W Zakładzie Medycyny Sądowej w Poznaniu przeprowadzone zostały w środę sekcje zwłok czterech ofiar.
- Nic nie wskazuje na to, żeby te osoby były ofiarami innego zdarzenia niż zawalenie się budowli – powiedziała w czwartek rzeczniczka prokuratury Magdalena Mazur-Prus.
Morderstwo przed wybuchem?
Sekcję pierwszej ofiary przeprowadzono w poniedziałek. Na ciele kobiety stwierdzono obrażenia, które biegli jednoznacznie określili jako zadane przez osoby trzecie. W związku z tymi ustaleniami "jest uzasadnione podejrzenie, iż ta osoba została zamordowana, a wybuch mógł być konsekwencją ukrycia takiego przestępstwa".

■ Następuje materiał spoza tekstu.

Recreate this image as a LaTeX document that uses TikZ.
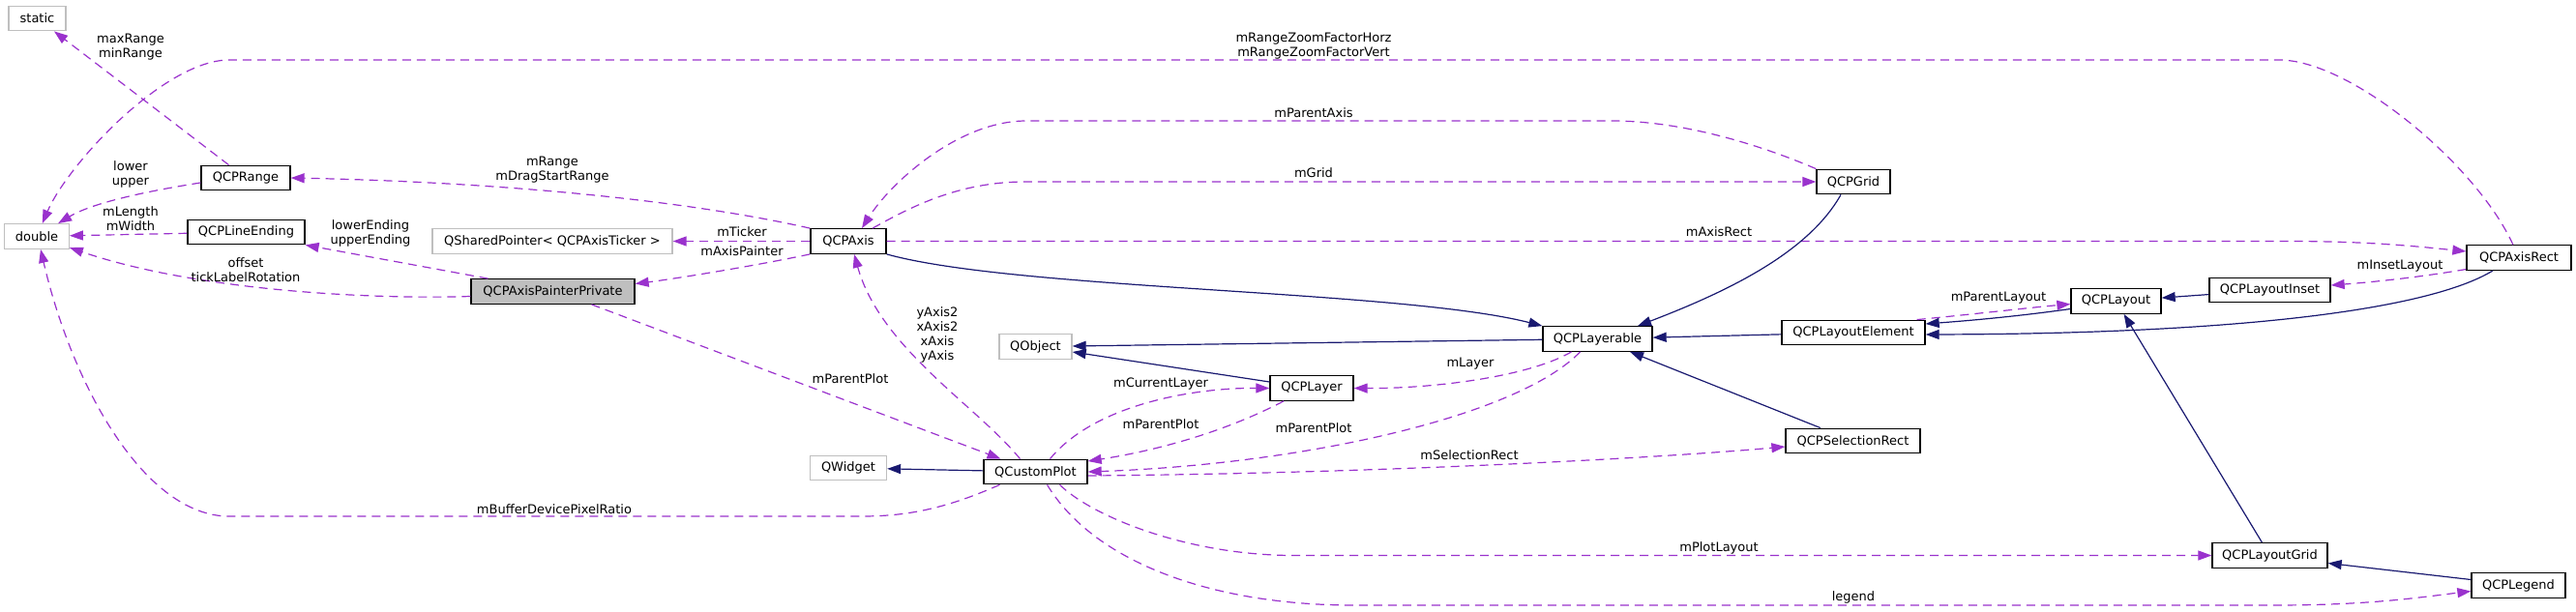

- Biegli określili nam rodzaj narzędzia, które mogło być użyte do przestępstwa. Przeszukiwane jest gruzowisko na miejscu zdarzenia, w drugiej kolejności przeszukany zostanie też gruz wywieziony z miejsca katastrofy - przyznała Mazur-Prus w rozmowie z reporterem TVN24.
"Zabezpieczyliśmy gruz"
- Zabezpieczyliśmy cały gruz, który jest pozostałością po tej części budynku. Jest on wywożony w miejsce, gdzie może być składowany i poddany szczegółowym oględzinom. Te cały czas prowadzimy. Te czynności zakończą się dopiero wtedy, gdy cały gruz zostanie przejrzany, opisany i powstanie protokół - powiedziała Mazur-Prus.
Rzeczniczka nie chciała komentować informacji, że możliwym sprawcą zabójstwa jest jedna z osób poszkodowanych w katastrofie - mężczyzna przebywający obecnie, w ciężkim stanie, w jednym z poznańskich szpitali.
Media spekulowały wcześniej, że kobieta, na której ciele stwierdzono obrażenia zadane przez osoby trzecie, mogła nie być jedyną osobą, która zginęła, zanim doszło do eksplozji i zawalenia części kamienicy. To jednak nie znajduje potwierdzenia w dotychczasowych ustaleniach śledczych.
WYBUCH MIAŁ ZATUSZOWAĆ MORDERSTWO? MEDIA: BYŁ O NIĄ ZAZDROSNY, ONA WINIŁA GO ZA WYPADEK SYNA. CZYTAJ WIĘCEJ
Będą rozbierać ścianę
W czwartek Powiatowy Inspektor Nadzoru Budowlanego nakazał rozbiórkę ściany szczytowej budynku przy ul. 28 Czerwca 1956 r.
- Ta ściana jest odspojona od pozostałej części budynku i może runąć. Po wykonaniu tej rozbiórki nakazałem wykonanie zabezpieczenia pozostałej części budynku, wykonanie wszystkich niezbędnych robót rozbiórkowych lub zabezpieczających oraz wykonanie ogrodzenia tej nieruchomości i wyłączenie z użytkowania całego budynku do czasu wykonania niezbędnych robót naprawczych - powiedział inspektor Paweł Łukaszewski.
Czekają na ekspertyzę
Na razie nie wiadomo, czy budynek będzie można naprawić, czy też będzie nadawał się jedynie do rozbiórki. Na początku tygodnia Łukaszewski zobowiązał zarząd wspólnoty mieszkaniowej do zlecenia ekspertyzy stanu technicznego całego budowli.
- Taka ekspertyza powinna być wykonana przez rzeczoznawców budowlanych. Powinna zawierać rozwiązania techniczne sposobu usunięcia nieprawidłowości w stanie technicznym całego obiektu. Ona będzie wskazówką dla właścicieli, co w tym obiekcie należy zrobić, żeby na przykład przywrócić go w części lub całości do użytkowania – powiedział Powiatowy Inspektor Nadzoru Budowlanego.
Ekspertyza powinna być wykonana w ciągu dwóch tygodni.
Paweł Łukaszewski podkreślił, że decyzje co do przyszłości budynku na Dębcu będą zależały od właścicieli.
- Tam jest ośmiu współwłaścicieli, na nich spoczywa odpowiedzialność za stan techniczny i za przyszłość tego budynku. Oni zdecydują, czy ten budynek będzie odbudowany w takim kształcie, w jakim był przed katastrofą, czy będzie pozostawiony do użytkowania w okrojonym zakresie, czy też będzie rozebrany w całości – wyjaśnił Paweł Łukaszewski.